August 22 and 24, 2011; Source: Center on Budget and Policy Priorities | Fifteen years ago this week, President Bill Clinton signed welfare reform into law. AFDC was scrapped and replaced with a new program, Temporary Assistance to Needy Families (TANF). Soon after, the welfare rolls began to decline, the proportion of single mothers working outside the home rose, and the poverty rate fell. A smashing success, right?

More like a case of great timing. The late 1990s were a period of robust economic growth, halcyon days when the Fed allowed unemployment to decline to levels that were previously thought to spark inflation. The result was a labor market that offered a job to just about everyone who wanted one.

But of course those good times were also fueled by rising household debt and an asset bubble. They didn’t last. Since 2000 we’ve seen two recessions and anemic job growth even during the so-called recoveries. And so now, for the first time, the poverty rate has inched back above the level it was at in 1996 when TANF was enacted. Where’s your TANF now?

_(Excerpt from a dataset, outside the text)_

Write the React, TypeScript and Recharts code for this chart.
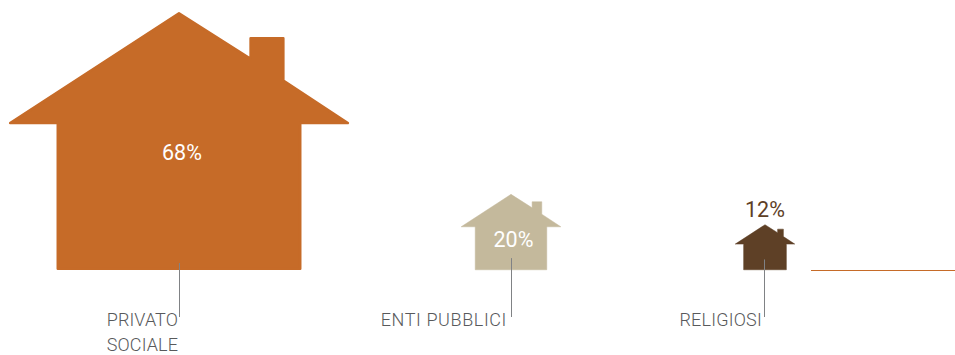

This week, on its invaluable Off the Charts blog, the Center on Budget and Policy Priorities is looking back at the first 15 years of TANF. There’s just too much good stuff to summarize here, but here are a couple of key points that might be of interest to nonprofits that work with the poor or have TANF-funded government contracts:

TANF now covers far fewer families in poverty than it did at the outset.

In 1996, 68 families received TANF for every 100 families in poverty; in 2009, only 27 families received TANF for every 100 families in poverty. (And by the way: in 1979, 82 out of every 100 families in poverty received AFDC.)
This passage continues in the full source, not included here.